Constantly Mourning: Robb Elementary, Uvalde, Texas School Shooting


A. Guo

This country has become accustomed to gun violence and desensitized to massacre.

To live in this country is to be constantly mourning,” Cathy Park Hong expressed this sentiment just ten days ago after 3 Korean women and 10 Black people were shot in two separate hate crimes. Now, this same sentiment can be used again.


After 19 children and 2 adults were murdered just a few days before summer break, so many questions are to be asked: Why is this happening again? How was this already the 27th school shooting from this year alone? What will it take for change to ensure? Will change ever take place?

Will this happen again?

Yes, this will happen again. That is the only answer we can be sure of.


Despite 21 lives being taken in one classroom of an elementary school, hours after an awards ceremony, in the heavily-Latino town of Uvalve, Texas, there seems to be very little potential for massive change. It has been ten years since 26 people were murdered at Sandy Hook Elementary School and four years since 17 people were murdered at Stoneman Douglas High School, it has been everyday for Americans to be notified of a massacre of friends, relatives, and children. 


So it seems there is no limit to the amount of lives that U.S. legislators and the NRA are willing to kill before any change. In the district of the Uvalve shooting, congressman Tony Gonzales advocated for pro-gun legislation.


While guns outnumber people, there is still a fight to put more in classrooms. While guns contribute to more lethal suicide attempts, there are those insistent on keeping them in their homes. While people continue to die: children screaming for their parents, parents screaming for their children, our country continues to force them to grieve alone.
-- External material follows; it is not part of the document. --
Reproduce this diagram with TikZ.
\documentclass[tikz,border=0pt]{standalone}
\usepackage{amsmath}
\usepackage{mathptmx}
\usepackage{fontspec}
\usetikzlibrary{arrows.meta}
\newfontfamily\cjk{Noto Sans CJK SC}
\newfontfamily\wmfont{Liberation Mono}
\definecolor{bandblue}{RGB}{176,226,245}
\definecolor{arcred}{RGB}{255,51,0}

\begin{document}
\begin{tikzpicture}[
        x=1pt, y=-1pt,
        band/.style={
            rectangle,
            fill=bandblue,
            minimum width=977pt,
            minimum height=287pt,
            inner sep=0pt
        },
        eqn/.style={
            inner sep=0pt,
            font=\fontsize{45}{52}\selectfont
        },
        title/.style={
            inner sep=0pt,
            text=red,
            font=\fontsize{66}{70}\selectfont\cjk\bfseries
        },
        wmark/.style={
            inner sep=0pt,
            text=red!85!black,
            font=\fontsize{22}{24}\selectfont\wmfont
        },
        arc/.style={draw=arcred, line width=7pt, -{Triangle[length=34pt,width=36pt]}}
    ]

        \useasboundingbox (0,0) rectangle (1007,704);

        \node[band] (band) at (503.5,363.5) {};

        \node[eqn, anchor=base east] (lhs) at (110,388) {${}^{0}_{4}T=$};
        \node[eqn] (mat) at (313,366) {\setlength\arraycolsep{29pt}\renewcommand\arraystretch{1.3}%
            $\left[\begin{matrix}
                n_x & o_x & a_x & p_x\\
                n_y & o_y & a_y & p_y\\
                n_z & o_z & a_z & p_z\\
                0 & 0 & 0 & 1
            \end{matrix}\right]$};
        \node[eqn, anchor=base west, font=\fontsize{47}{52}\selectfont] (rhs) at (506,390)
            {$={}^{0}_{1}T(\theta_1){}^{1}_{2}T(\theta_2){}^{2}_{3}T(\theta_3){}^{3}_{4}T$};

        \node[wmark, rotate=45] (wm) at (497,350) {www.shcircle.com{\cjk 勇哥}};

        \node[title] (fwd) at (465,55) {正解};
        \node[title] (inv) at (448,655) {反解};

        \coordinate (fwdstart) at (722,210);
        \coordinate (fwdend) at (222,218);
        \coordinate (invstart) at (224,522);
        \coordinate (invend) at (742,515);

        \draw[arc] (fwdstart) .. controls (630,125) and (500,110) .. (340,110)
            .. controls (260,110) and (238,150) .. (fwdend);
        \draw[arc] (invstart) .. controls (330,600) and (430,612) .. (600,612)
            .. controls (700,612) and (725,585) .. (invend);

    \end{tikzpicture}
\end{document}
Xavier Lopez was 10 years old and in 4th grade, his mother saw him just an hour or two before at a school awards ceremony.

Uziyah Garcia was 10 years old and in 4th grade. His grandfather, Manny Renfro, calls him, “The sweetest little boy that I’ve ever known.”
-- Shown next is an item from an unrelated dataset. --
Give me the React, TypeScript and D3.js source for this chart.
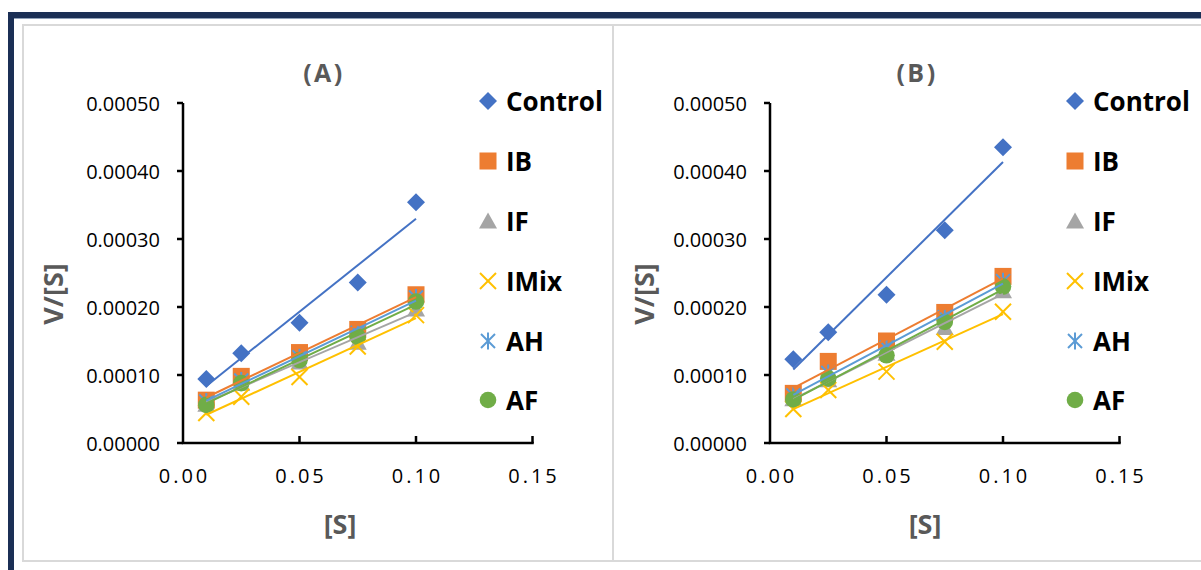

Eva Mireles was a fourth-grade teacher who was shot while protecting her students. She was a mother and a wife at 44 years of age.

Nevaeh Bravo was in 4th grade.

Irma Garcia was a fourth-grade student in her 23rd year of teaching, killed while protecting her students. She leaves behind her spouse of 24 years and four children.

Amerie Jo Garza was 10 years old and in 4th grade.

Maite Yuleana Rodriguez was 10 years old and in 4th grade.

Makenna Lee Elrod was 10 years old and in 4th grade. Her sister wrote on social media, “hug your loved ones tonight and tell them you love them, you never know when you won’t have the chance to anymore.”

Ellie Garcia was in 4th grade.

Tess Marie Mata was in 4th grade.

Annabelle Guadalupe Rodriguez was 10 years old and in 4th grade.

Rogelio Torres was 10 years old and in 4th grade.

Alithia Ramirez was 10 years old and in 4th grade.

Jayce Carmelo Luevanos was 10 years old.

Jailah Nicole Silguero was 11 years old.

Miranda Mathis was 11 years old.

Elijah Cruz Torres was 10 years old and in 4th grade.

Jose Flores was 10 years old and in 4th grade.

Javier Lopez was 10 years old and loved to dance with his brothers and mom.

Federico Torres is one of many parents still searching for their children: Rojelia Torres.